**The problem**. Return the material exactly, first line through the line containing "7, 8, 9, 10];", and nothing more. Pictures stay out.
** begin **
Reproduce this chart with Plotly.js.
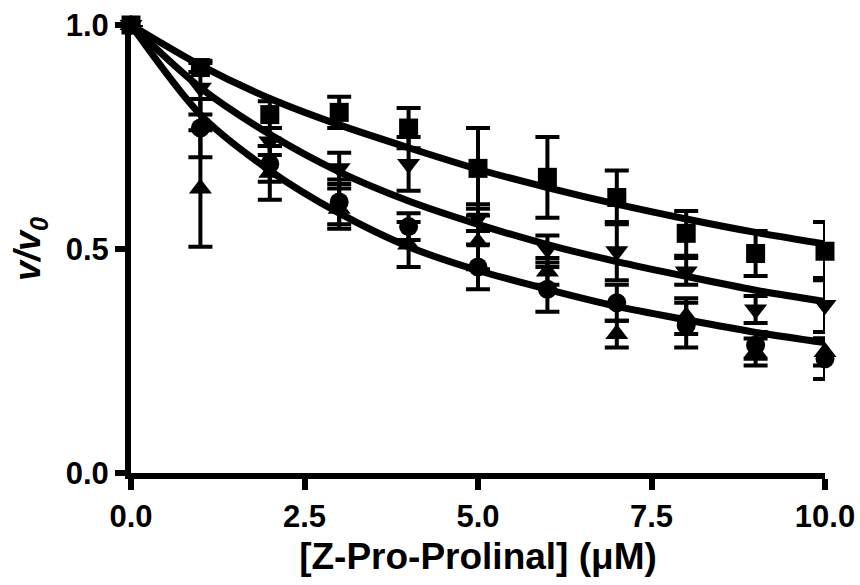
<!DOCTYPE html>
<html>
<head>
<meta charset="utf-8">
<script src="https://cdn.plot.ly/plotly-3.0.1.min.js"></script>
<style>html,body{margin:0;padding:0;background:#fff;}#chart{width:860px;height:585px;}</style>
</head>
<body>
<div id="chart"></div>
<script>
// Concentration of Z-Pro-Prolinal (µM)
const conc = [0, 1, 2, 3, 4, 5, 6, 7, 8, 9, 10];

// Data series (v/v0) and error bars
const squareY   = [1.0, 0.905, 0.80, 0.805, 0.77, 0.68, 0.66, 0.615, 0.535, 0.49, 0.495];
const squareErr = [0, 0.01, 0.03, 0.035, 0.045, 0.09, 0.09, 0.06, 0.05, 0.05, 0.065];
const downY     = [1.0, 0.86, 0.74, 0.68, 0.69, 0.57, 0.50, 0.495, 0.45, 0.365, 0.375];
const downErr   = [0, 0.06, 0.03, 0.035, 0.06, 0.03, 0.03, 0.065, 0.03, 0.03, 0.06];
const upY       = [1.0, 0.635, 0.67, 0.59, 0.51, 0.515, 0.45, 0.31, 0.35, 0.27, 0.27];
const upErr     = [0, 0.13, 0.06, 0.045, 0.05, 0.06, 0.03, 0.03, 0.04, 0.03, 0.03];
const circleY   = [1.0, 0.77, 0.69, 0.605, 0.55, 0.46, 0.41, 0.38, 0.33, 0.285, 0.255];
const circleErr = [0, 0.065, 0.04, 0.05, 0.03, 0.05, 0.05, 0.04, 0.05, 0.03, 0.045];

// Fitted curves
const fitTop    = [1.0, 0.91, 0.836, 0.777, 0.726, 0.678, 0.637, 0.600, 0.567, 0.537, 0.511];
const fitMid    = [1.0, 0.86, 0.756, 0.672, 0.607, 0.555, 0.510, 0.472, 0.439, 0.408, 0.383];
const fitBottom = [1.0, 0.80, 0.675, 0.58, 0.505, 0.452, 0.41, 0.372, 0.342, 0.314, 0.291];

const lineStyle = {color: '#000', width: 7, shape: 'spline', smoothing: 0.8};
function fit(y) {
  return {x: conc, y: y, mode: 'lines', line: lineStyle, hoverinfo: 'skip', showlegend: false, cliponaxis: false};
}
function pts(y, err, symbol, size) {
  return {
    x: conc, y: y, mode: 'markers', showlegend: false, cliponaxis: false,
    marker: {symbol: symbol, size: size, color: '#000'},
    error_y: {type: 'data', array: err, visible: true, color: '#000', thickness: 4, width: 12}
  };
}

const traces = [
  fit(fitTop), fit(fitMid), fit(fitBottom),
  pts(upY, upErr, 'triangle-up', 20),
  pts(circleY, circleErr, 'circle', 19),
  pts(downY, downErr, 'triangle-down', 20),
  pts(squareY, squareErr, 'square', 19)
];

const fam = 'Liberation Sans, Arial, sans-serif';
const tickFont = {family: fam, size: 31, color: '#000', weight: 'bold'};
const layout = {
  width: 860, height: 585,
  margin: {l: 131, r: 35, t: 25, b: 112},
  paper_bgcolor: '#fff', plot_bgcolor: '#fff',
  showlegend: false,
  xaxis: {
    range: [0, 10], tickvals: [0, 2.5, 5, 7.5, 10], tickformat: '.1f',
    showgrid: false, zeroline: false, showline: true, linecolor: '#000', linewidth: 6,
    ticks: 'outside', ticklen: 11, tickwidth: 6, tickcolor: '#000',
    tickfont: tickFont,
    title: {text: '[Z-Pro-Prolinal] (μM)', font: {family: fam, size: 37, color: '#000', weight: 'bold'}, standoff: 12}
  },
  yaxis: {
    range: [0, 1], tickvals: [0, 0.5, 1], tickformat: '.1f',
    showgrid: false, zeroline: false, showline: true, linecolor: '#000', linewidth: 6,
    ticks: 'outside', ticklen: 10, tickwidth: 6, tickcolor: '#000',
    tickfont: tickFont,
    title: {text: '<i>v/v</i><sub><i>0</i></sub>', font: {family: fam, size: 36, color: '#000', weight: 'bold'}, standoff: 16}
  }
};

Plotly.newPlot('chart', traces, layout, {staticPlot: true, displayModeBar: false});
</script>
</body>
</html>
** end **
**Response for this exercise**.
Reproduce this chart with Plotly.js.
<!DOCTYPE html>
<html>
<head>
<meta charset="utf-8">
<script src="https://cdn.plot.ly/plotly-3.0.1.min.js"></script>
<style>html,body{margin:0;padding:0;background:#fff;}#chart{width:860px;height:585px;}</style>
</head>
<body>
<div id="chart"></div>
<script>
// Concentration of Z-Pro-Prolinal (µM)
const conc = [0, 1, 2, 3, 4, 5, 6, 7, 8, 9, 10];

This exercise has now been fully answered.